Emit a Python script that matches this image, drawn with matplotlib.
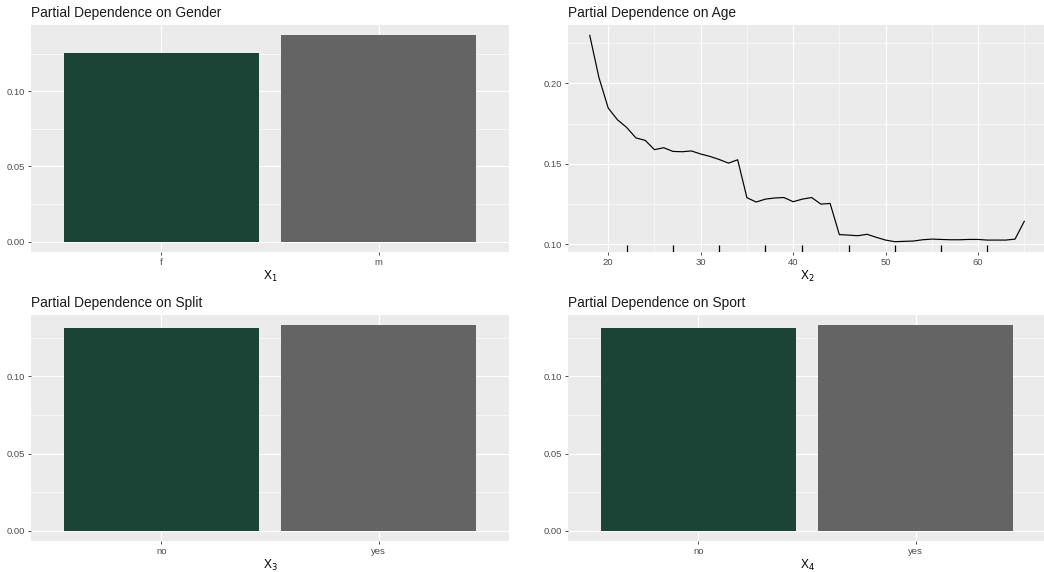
import numpy as np
import matplotlib
matplotlib.use('Agg')
import matplotlib.pyplot as plt
from matplotlib.ticker import MultipleLocator

plt.rcParams['font.family'] = ['Liberation Sans', 'DejaVu Sans']

# partial dependence values
gender_levels = ['f', 'm']
gender_pd = [0.1252, 0.1372]

split_levels = ['no', 'yes']
split_pd = [0.1317, 0.1332]

sport_levels = ['no', 'yes']
sport_pd = [0.1317, 0.1332]

age = list(range(18, 66))
age_pd = [0.2300, 0.2036, 0.1847, 0.1774, 0.1726, 0.1661, 0.1646, 0.1588,
          0.1600, 0.1577, 0.1575, 0.1580, 0.1561, 0.1546, 0.1527, 0.1504,
          0.1525, 0.1289, 0.1262, 0.1280, 0.1287, 0.1290, 0.1264, 0.1280,
          0.1290, 0.1249, 0.1253, 0.1059, 0.1056, 0.1052, 0.1061, 0.1042,
          0.1025, 0.1015, 0.1017, 0.1019, 0.1027, 0.1031, 0.1029, 0.1027,
          0.1027, 0.1029, 0.1029, 0.1025, 0.1025, 0.1025, 0.1031, 0.1142]
age_deciles = [22, 27, 32, 37, 41, 46, 51, 56, 61]

bar_colors = ['#1c4436', '#646464']
BG = '#ebebeb'

fig = plt.figure(figsize=(10.44, 5.72), dpi=100)
W, H = 1044, 572
def box(x0, top, x1, bottom):
    return [x0 / W, 1 - bottom / H, (x1 - x0) / W, (bottom - top) / H]

axes = [fig.add_axes(box(31, 25, 509, 252)),
        fig.add_axes(box(568, 25, 1046, 252)),
        fig.add_axes(box(31, 315, 509, 541)),
        fig.add_axes(box(568, 315, 1046, 541))]


def style(ax, title, xlabel):
    ax.set_facecolor(BG)
    for s in ax.spines.values():
        s.set_visible(False)
    ax.grid(which='major', color='white', lw=0.8)
    ax.grid(which='minor', color='white', lw=0.4)
    ax.set_axisbelow(True)
    ax.tick_params(which='major', length=2.5, width=0.6, color='#333333',
                   labelsize=6.8, labelcolor='#4d4d4d', pad=1.8)
    ax.tick_params(which='minor', length=0)
    ax.set_title(title, loc='left', fontsize=9.9, pad=5.8, color='#1a1a1a')
    ax.set_xlabel(xlabel, fontsize=8.6, labelpad=1.5)


def bar_panel(ax, levels, vals, title, xlabel):
    pos = np.arange(1, len(levels) + 1)
    ax.bar(pos, vals, width=0.9, color=bar_colors)
    ax.set_xlim(0.4, len(levels) + 0.6)
    top = max(vals)
    ax.set_ylim(-0.05 * top, top * 1.05)
    ax.set_xticks(pos)
    ax.set_xticklabels(levels)
    ax.yaxis.set_major_locator(MultipleLocator(0.05))
    ax.yaxis.set_minor_locator(MultipleLocator(0.025))
    ax.yaxis.set_major_formatter(matplotlib.ticker.FormatStrFormatter('%.2f'))
    style(ax, title, xlabel)
    ax.grid(which='minor', axis='x', visible=False)


bar_panel(axes[0], gender_levels, gender_pd, 'Partial Dependence on Gender', 'X$_1$')
bar_panel(axes[2], split_levels, split_pd, 'Partial Dependence on Split', 'X$_3$')
bar_panel(axes[3], sport_levels, sport_pd, 'Partial Dependence on Sport', 'X$_4$')

ax = axes[1]
ax.plot(age, age_pd, color='black', lw=0.85)
ax.vlines(age_deciles, 0, 0.03, transform=ax.get_xaxis_transform(),
          color='black', lw=0.9)
xr = max(age) - min(age)
ax.set_xlim(min(age) - 0.05 * xr, max(age) + 0.05 * xr)
yr = max(age_pd) - min(age_pd)
ax.set_ylim(min(age_pd) - 0.05 * yr, max(age_pd) + 0.05 * yr)
ax.xaxis.set_major_locator(MultipleLocator(10))
ax.xaxis.set_minor_locator(MultipleLocator(5))
ax.yaxis.set_major_locator(MultipleLocator(0.05))
ax.yaxis.set_minor_locator(MultipleLocator(0.025))
ax.yaxis.set_major_formatter(matplotlib.ticker.FormatStrFormatter('%.2f'))
style(ax, 'Partial Dependence on Age', 'X$_2$')

fig.savefig('out.png', dpi=100, facecolor='white')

The exercise: Which lines above hold the word "matplotlib"? Copy each of them.

Written answer:
Emit a Python script that matches this image, drawn with matplotlib.
import matplotlib
matplotlib.use('Agg')
import matplotlib.pyplot as plt
from matplotlib.ticker import MultipleLocator
    ax.yaxis.set_major_formatter(matplotlib.ticker.FormatStrFormatter('%.2f'))
ax.yaxis.set_major_formatter(matplotlib.ticker.FormatStrFormatter('%.2f'))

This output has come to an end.